For office developers to double down on new projects, they’ll need to command approximately double the rent they do today.
Significantly elevated rents are the only way to justify projects as developers cope with rising construction, material and borrowing costs, Boston Properties president Douglas Linde said at an investor conference this week, Crain’s reported.
“We’re at a point now…that will require rents well in excess of $200 a square foot for anybody who wants to build anything,” Linde said.
That’s a lot to ask of an office leasing market contending with vacancies left stubbornly high as tenants adjust their needs post-pandemic. Manhattan’s average asking rent last month was $75.70 per square foot, according to Colliers. That was seen as a positive, as it represented the fifth consecutive month of rising rents.
The city’s Class A space only averages around half of what Linde says is necessary for new office development. There are exceptions for the cream of the crop, but commanding $200 rents on even the most premier floors of a building — not to mention the rest of the property — won’t get easier anytime soon.
The volume of triple-digit leases rose in each of the last two years in Manhattan. There were 164 such deals in 2021 and 190 last year, according to JLL, as tenants who remained interested in office space fled to high-quality buildings.

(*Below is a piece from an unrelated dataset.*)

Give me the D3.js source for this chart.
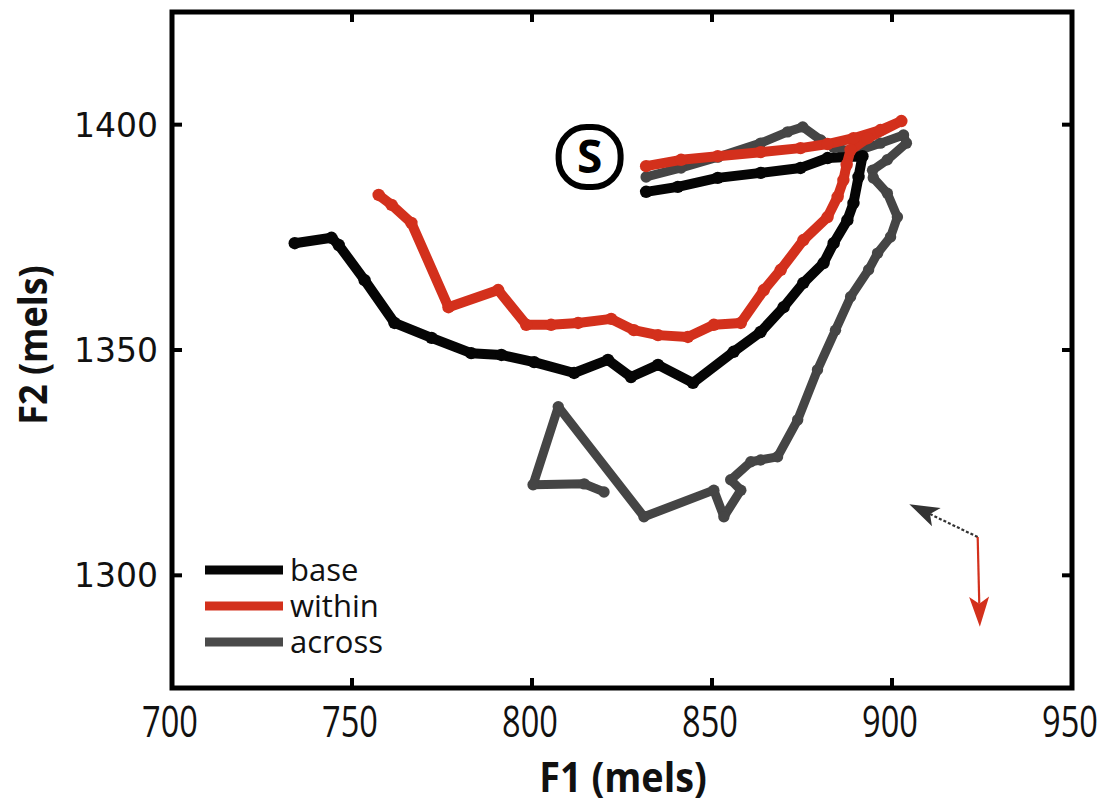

Around the $200 per square foot mark, however, the number of leases last year dropped to 15. Those deals represented 280,000 square feet.
A silver lining to reduced office construction is the possibility of supply and demand growing more aligned, which could bring down the vacancy rate across the market.
Boston Properties last month sold a 45 percent stake in 343 Madison Avenue, a planned 49-story tower in Midtown Manhattan. The firm filed plans last year for a 900,000-square-foot office building with ground floor retail at the former site of the Metropolitan Transportation Authority.
An executive said prospective tenants have inquired about the property, which is yet to be designed. No anchor tenant has officially emerged, however, and there’s still a possibility the tower doesn’t get built, which would revert the 99-year ground lease back to the MTA and set Boston Properties up for a refund.